Sunday, November 6, 2011

The Bar

This is a tough post for me to write. As you read, keep a few concepts in the forefront of your mind.
  1. The post is about me
  2. I am mostly idiot
  3. I know very little (which, I think, is significantly different than number 2)

I consider myself a brave man. I don't mind spiders, snakes or the closet monster. I used to be afraid of girls but haven't tested this one in a while. Yet, there are some things, phobias if you will, that wreak havoc on my soul.  Articles like this one scare the crap out of me.  If you're too lazy to read the article (and I applaud this laziness), allow me to sum it up. People are getting fatter. This statement is multidimensional. Not only is the average person getting fatter, but the percentage of fat people is growing. More than 2/3 of the American population is considered obese and the numbers are climbing. 

Where's the fear? I am not afraid nor disgusted by excessively high BMIs on other people. It's my own that I am concerned about. When I have this conversation with one of my co-workers, she accuses me of not understanding the 'emotional' side of eating. B.S. I like to eat. I eat a lot. I have been blamed for numerous other people's weight gain simply because they try to match my appetite. I eat everything.

I think she doesn't understand the emotional side of working out. Trust me, and the Wife can attest, I get quite grouchy if I haven't exercised in a while. That's probably one of the main reasons she supports my triathoning. Better for me to be gone for a couple of hours out of the day than spend the next few decades with a grump of a husband. Plus, my exercise addiction counteracts my eating problem.
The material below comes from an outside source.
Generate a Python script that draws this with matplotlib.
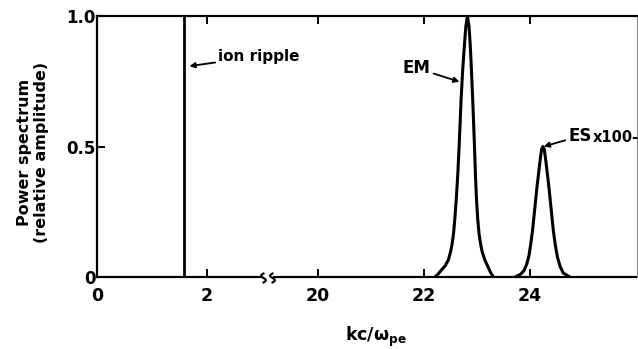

I have a 'theory' about the actual cause of the obesity problem (okay, it's really more of a hypothesis as I haven't tested it yet.) I call it the Bar. The Bar itself is arbitrary and dynamic. However, I believe it to be quite real even if it only lurks in your subconscious. Simply put, the Bar is the maximum weight you will accept before you get disgusted with yourself. It may be a weight on the scale. The Bar can also be abstract. It may be the self you see in a picture that wholly conflicts with your residual self image. Finally, you decide to make a change. You've stepped over the Bar and it's time to come back.

When I start getting closer to the Bar, I decide that I want to lose weight. Then I make the mistake of sharing this with friends and family (see number 2 above). They're supposed to be supportive and help me achieve my goals, right? Friends tell me that I look fine (it's not about looks for me). My mom actually accused me of being too thin (her Bar is set much higher). The 166 BMI is 23.8 for my height. BMI=25 is overweight, which coincidentally is 175 pounds for me. I set the Bar long before I knew this (see number 3 above). Yes, I know that BMI is not a perfect measurement and that I have some muscle mass that skews the numbers. It's my Bar and I set it.

Despite my marriage to the kitchen, I have never been overweight. I've been active my whole life. I refuse to join the 68% and growing number of Americans. I am consistently + 7 pounds of my high school graduation weight after nearly 20 years (crap I'm old). I've set my Bar at 175 pounds. I let myself slip once after my second marathon, taking the recovery period a little too seriously. I was literally freaked out when that number appeared on my scale. I am currently sitting at 166. The problem is that the scalar number has had a positive slope for a couple of months. I am slowly creeping towards the Bar and I don't like it.